Prakhar Bhartiya is no ordinary young man. At a time when youngsters are busy working hard towards secure careers, he was working towards a vision - to shape the way the next generation thinks, acts and behaves. And his answer? To help youth understand their critical role they play in society and groom them to become thought leaders.

As a child, Prakhar was deeply humbled by his social envrionment. 'My family came from a village and I was sent to the best school in Kanpur at that time. The school that I was studying in was just in front of a slum, and I used to constantly talk to the children there. Later, when I was in college, I noticed that little children around 8 to 9 years of age served us food in the canteen, and I found it really annoying. It was this that triggered something in me. I knew I wanted to do something about it', he recollects. In fact, this is exactly how Youth Alliance was born; not an organization with a set goal, but an initiative with a vision.
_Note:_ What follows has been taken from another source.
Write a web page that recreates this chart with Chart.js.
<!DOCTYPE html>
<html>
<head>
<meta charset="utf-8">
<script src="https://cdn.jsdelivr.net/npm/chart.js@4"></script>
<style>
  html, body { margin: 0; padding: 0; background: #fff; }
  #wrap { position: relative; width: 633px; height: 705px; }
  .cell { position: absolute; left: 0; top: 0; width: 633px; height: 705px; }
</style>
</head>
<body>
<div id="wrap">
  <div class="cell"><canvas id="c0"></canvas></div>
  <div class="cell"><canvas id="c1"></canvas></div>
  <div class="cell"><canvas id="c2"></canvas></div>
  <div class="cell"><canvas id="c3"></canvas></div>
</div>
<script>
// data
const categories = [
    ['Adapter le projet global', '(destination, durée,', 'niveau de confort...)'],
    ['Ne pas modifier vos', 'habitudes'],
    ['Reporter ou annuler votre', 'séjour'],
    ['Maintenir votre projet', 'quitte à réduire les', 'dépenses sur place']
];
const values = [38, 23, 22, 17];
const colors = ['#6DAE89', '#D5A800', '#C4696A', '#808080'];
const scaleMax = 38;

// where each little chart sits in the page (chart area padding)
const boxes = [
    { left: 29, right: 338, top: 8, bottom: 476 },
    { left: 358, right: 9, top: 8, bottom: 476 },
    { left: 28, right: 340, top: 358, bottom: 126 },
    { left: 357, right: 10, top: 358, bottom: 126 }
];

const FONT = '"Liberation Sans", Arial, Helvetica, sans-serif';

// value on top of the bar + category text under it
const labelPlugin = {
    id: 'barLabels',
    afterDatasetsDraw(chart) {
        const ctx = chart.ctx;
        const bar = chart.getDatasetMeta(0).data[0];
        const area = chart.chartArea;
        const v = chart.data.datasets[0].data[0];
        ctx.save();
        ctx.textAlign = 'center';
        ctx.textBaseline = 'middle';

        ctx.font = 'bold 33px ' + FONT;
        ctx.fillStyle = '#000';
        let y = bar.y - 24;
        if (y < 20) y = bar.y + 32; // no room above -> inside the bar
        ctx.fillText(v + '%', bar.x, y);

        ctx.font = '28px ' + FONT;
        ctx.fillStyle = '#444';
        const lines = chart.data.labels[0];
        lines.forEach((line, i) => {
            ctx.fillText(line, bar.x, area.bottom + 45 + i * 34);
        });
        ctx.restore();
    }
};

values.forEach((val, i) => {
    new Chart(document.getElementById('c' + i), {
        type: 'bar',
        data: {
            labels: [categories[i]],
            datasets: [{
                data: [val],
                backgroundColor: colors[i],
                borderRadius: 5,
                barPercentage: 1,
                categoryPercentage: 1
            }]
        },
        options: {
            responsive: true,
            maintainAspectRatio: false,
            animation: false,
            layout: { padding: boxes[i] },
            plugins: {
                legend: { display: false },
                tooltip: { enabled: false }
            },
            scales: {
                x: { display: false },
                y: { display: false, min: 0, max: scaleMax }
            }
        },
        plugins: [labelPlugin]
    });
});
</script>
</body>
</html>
While in college, Prakhar realized that not many around him understood the idea. It was in his final year, as the President of the Student Union, that he garnered the support of many other students who were interested in working with him. In due course, however, several opted for a traditional career path during campus placements with major IT companies such as IBM and L&T on graduation. Alone, Prakhar concentrated on his interest in the social sector, and decided to work with the few volunteers whose support he enjoyed. One of the first pathbreaking attempts was to work with Janaagraha, a citizen participation organisation, where Youth Alliance volunteers spearheaded the popular 'Jaago re' voter rights campaign in the Northern states. This experience, if anything, was proof to Prakhar, that if something needed to be done, it can.
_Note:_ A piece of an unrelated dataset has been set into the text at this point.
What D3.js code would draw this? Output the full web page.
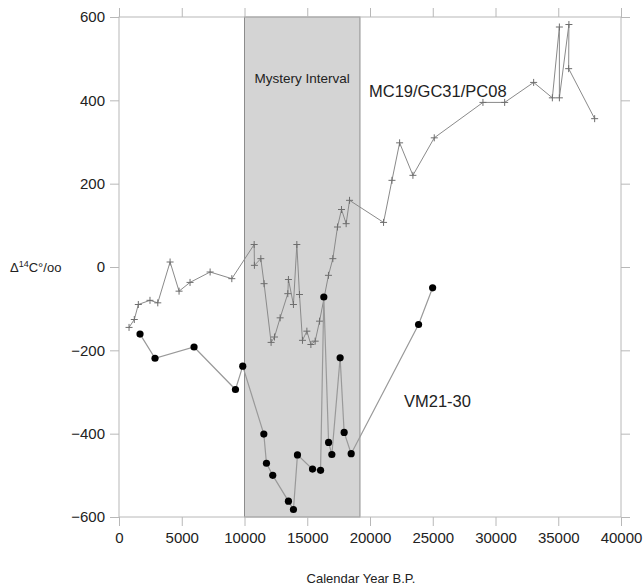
<!DOCTYPE html>
<html>
<head>
<meta charset="utf-8">
<script src="https://cdn.jsdelivr.net/npm/d3@7"></script>
<style>
  body { margin: 0; background: #fff; }
  text { font-family: "Liberation Sans", Arial, sans-serif; fill: #222; }
</style>
</head>
<body>
<svg id="chart" width="644" height="586"></svg>
<script>
// MC19/GC31/PC08 (crosses), calendar year B.P. vs delta14C
var mcYears = [800, 1220, 1540, 2470, 3090, 4070, 4785, 5660, 7260, 8990, 10770, 10790, 11300, 11560,
  12120, 12390, 12840, 13450, 13500, 13900, 14170, 14380, 14620, 14970, 15290, 15630, 15980,
  16690, 17040, 17410, 17730, 18100, 18370, 21080, 21750, 22360, 23420, 25120, 29000, 30730,
  33040, 34530, 35090, 35090, 35850, 35830, 37900];
var mcDelta = [-145, -126, -90, -80, -86, 12, -58, -37, -12, -28, 54, 4, 20, -40,
  -181, -168, -122, -64, -30, -90, 54, -66, -176, -154, -186, -178, -130,
  -20, 20, 96, 138, 104, 160, 107, 208, 298, 220, 310, 395, 395,
  443, 406, 576, 406, 582, 476, 356];

// VM21-30 (dots)
var vmYears = [1675, 2870, 5980, 9280, 9860, 11540, 11750, 12250, 13500, 13900, 14220, 15420,
  16060, 16320, 16700, 16960, 17620, 17940, 18500, 23870, 24990];
var vmDelta = [-161, -219, -192, -294, -238, -401, -471, -500, -562, -582, -451, -485,
  -488, -72, -421, -450, -218, -397, -448, -138, -50];

var mysteryInterval = [10000, 19200];
var xTicks = [0, 5000, 10000, 15000, 20000, 25000, 30000, 35000, 40000];
var yTicks = [-600, -400, -200, 0, 200, 400, 600];

var svg = d3.select("#chart");
var x = d3.scaleLinear().domain([0, 40000]).range([119, 621]);
var y = d3.scaleLinear().domain([-600, 600]).range([517, 17]);
var boxColor = "#b8b8b8";

// shaded interval
svg.append("rect")
  .attr("x", x(mysteryInterval[0]))
  .attr("y", y(600))
  .attr("width", x(mysteryInterval[1]) - x(mysteryInterval[0]))
  .attr("height", y(-600) - y(600))
  .attr("fill", "#d4d4d4")
  .attr("stroke", "#8c8c8c")
  .attr("stroke-width", 1);

svg.append("text")
  .attr("x", (x(mysteryInterval[0]) + x(mysteryInterval[1])) / 2)
  .attr("y", 83)
  .attr("text-anchor", "middle")
  .style("font-size", "13.5px")
  .text("Mystery Interval");

// frame with outward ticks on all four sides
svg.append("rect")
  .attr("x", x(0)).attr("y", y(600))
  .attr("width", x(40000) - x(0)).attr("height", y(-600) - y(600))
  .attr("fill", "none").attr("stroke", boxColor);

function styleAxis(g) {
  g.select(".domain").remove();
  g.selectAll(".tick line").attr("stroke", boxColor);
}

svg.append("g").attr("transform", "translate(0," + y(-600) + ")")
  .call(d3.axisBottom(x).tickValues(xTicks).tickSize(9).tickPadding(6).tickFormat(d3.format("d")))
  .call(styleAxis)
  .selectAll("text").style("font-size", "15px").style("font-family", "Liberation Sans, Arial, sans-serif").attr("fill", "#222");
svg.append("g").attr("transform", "translate(0," + y(600) + ")")
  .call(d3.axisTop(x).tickValues(xTicks).tickSize(9).tickFormat(""))
  .call(styleAxis);
svg.append("g").attr("transform", "translate(" + x(0) + ",0)")
  .call(d3.axisLeft(y).tickValues(yTicks).tickSize(9).tickPadding(5).tickFormat(d3.format("d")))
  .call(styleAxis)
  .selectAll("text").style("font-size", "15px").style("font-family", "Liberation Sans, Arial, sans-serif").attr("fill", "#222");
svg.append("g").attr("transform", "translate(" + x(40000) + ",0)")
  .call(d3.axisRight(y).tickValues(yTicks).tickSize(9).tickFormat(""))
  .call(styleAxis);

// MC19 line + crosses
var mcData = mcYears.map(function(d, i) { return {x: d, y: mcDelta[i]}; });
var line = d3.line().x(function(d) { return x(d.x); }).y(function(d) { return y(d.y); });

svg.append("path").datum(mcData)
  .attr("d", line).attr("fill", "none").attr("stroke", "#8a8a8a").attr("stroke-width", 1);
svg.append("g").selectAll("path").data(mcData).enter().append("path")
  .attr("d", function(d) {
    var cx = x(d.x), cy = y(d.y), s = 3.5;
    return "M" + (cx - s) + "," + cy + "H" + (cx + s) + "M" + cx + "," + (cy - s) + "V" + (cy + s);
  })
  .attr("stroke", "#6e6e6e").attr("stroke-width", 1);

// VM21-30 line + dots
var vmData = vmYears.map(function(d, i) { return {x: d, y: vmDelta[i]}; });
svg.append("path").datum(vmData)
  .attr("d", line).attr("fill", "none").attr("stroke", "#999").attr("stroke-width", 1.2);
svg.append("g").selectAll("circle").data(vmData).enter().append("circle")
  .attr("cx", function(d) { return x(d.x); })
  .attr("cy", function(d) { return y(d.y); })
  .attr("r", 3.6).attr("fill", "#000");

// series labels
svg.append("text").attr("x", 369).attr("y", 97).style("font-size", "16.5px").text("MC19/GC31/PC08");
svg.append("text").attr("x", 404).attr("y", 407).style("font-size", "16.5px").text("VM21-30");

// axis titles
var yt = svg.append("text").attr("x", 10).attr("y", 272).style("font-size", "13px");
yt.append("tspan").text("\u0394");
yt.append("tspan").attr("dy", -5).style("font-size", "9px").text("14");
yt.append("tspan").attr("dy", 5).text("C\u00b0/oo");

svg.append("text").attr("x", 361).attr("y", 583).attr("text-anchor", "middle")
  .style("font-size", "13px").text("Calendar Year B.P.");
</script>
</body>
</html>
Coupled with his learning, and also the experience that he took away as a Teach for India Fellow, where he spent time as a volunteer teaching in a school at the heart of Mumbai's slums, proved invaluable. 'My classroom experience at TFI changed me as a person, it strengthened by belief in Gandhian philosophy. It was here that I realized that its important to 'practice what you preach'. It was a kind of experimental lab for me and helped me understand my inner self,' Prakhar says, 'Most, importantly, I understood that it's important to change from inside in order to bring change outside'

Of course, establishing Youth Alliance came with its own set of challenges. As a young entrepreneur, Prakhar had much to learn practically as he did not have formal exposure to the business world like his peers who had opted to gain work experience in corporate houses. But this didn’t deter him. Building a good team that would endure the intitial struggle was the first step. ‘The only mantra I followed to make my team was to give ownership to people around me and during this process, 20 people who joined us in the beginning reduced to 5 in 3 months and slowly they became an integral part of organization and played a crucial role in decision making.’ Resources were little too, and the young workforce had to find a way of making the best of what was available. ‘We struggled a lot in the beginning to find a place where we can have leadership forum and workshops for our team,’ he smiles, ‘It takes time but things work out. For now we have made our office at the place I live, so office and home both are same.’
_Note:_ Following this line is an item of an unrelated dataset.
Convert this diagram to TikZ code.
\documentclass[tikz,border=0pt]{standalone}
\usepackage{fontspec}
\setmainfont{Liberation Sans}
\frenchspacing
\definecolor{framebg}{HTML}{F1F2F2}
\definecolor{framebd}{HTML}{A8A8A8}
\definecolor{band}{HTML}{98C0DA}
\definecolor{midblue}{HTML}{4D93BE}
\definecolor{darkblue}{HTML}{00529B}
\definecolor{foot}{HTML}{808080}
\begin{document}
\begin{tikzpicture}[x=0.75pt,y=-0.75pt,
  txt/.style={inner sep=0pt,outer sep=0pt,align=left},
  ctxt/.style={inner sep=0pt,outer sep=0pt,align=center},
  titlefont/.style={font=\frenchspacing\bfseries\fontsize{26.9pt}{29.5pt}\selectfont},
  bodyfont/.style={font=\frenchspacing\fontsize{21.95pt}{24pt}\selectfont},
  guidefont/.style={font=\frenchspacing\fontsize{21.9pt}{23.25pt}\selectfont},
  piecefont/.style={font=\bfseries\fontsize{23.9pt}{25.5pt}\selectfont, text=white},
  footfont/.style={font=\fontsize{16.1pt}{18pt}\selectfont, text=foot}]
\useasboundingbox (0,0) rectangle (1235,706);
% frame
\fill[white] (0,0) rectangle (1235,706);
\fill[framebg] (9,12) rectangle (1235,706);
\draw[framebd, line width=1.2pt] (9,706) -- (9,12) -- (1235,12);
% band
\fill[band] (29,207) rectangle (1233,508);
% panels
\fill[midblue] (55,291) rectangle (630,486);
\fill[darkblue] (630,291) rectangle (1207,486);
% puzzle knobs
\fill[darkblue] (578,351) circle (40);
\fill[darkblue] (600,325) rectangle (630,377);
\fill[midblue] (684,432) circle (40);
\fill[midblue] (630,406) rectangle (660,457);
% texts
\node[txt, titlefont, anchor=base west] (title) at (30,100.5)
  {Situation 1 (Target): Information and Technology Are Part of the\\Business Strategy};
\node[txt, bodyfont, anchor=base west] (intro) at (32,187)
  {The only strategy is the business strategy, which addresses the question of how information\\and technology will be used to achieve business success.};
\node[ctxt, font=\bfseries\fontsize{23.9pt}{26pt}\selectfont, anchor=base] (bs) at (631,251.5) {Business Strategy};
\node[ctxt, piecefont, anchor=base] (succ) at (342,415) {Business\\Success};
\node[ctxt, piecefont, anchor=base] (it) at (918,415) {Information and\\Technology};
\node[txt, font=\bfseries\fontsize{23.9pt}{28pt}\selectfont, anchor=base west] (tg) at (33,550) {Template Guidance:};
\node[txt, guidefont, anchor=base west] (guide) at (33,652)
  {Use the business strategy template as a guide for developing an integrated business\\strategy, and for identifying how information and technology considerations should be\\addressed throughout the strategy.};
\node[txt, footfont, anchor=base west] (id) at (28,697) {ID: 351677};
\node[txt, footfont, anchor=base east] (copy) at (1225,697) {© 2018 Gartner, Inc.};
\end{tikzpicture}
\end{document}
Today, Youth Alliance has grown, and its number of volunteers are only increasing. Right from peaceful protests to campaigns, Youth Alliance volunteers take active part in the public sphere. To help his volunteers and Fellows gain better insight about the gravity of the situation, Prakhar ensures that these youngsters get a chance to live, experience and engage with people in villages and parts of India that remain largely underrepresented in the mainstream media. Two primary programs dominate the central idea of Youth Alliance - Lead the Change (a Delhi-based program) and Gramya Manthan (a National program). Lead the Change concentrates on various aspects of leadership, changemaking and social entreprenuership while Gramya Manthan resounds Prakhar's vision of 'work experience through exposure'. Participants are sent to villages and encouraged to do field work to experience problems first hand to understand the magnitude of what they are dealing with. 'One thing I believe is that when we experience something, we feel connected to it. What I'm trying to do is making people feel that experience by taking them to villages, taking them to places where work is happening,' he says.

When questioned about Youth Alliance to the next level, Prakhar beams. 'I plan to run Youth Alliance for around 5 more years and take it to around 10 new cities and then pass it on to someone else. The organization should spread like an idea and nurture young role models and social entrepreneurs. After this I will work with youth only but on a more rigorous way by setting up an institution which will run a Masters Degree program on 'Nation Building'. May be an 'Indian Institute of Democracy'?,' he grins. Perhaps, it is this visionary outlook that makes Prakhar stand out in a crowd - he's not only driven by desire, but an passion to fulfil that idea.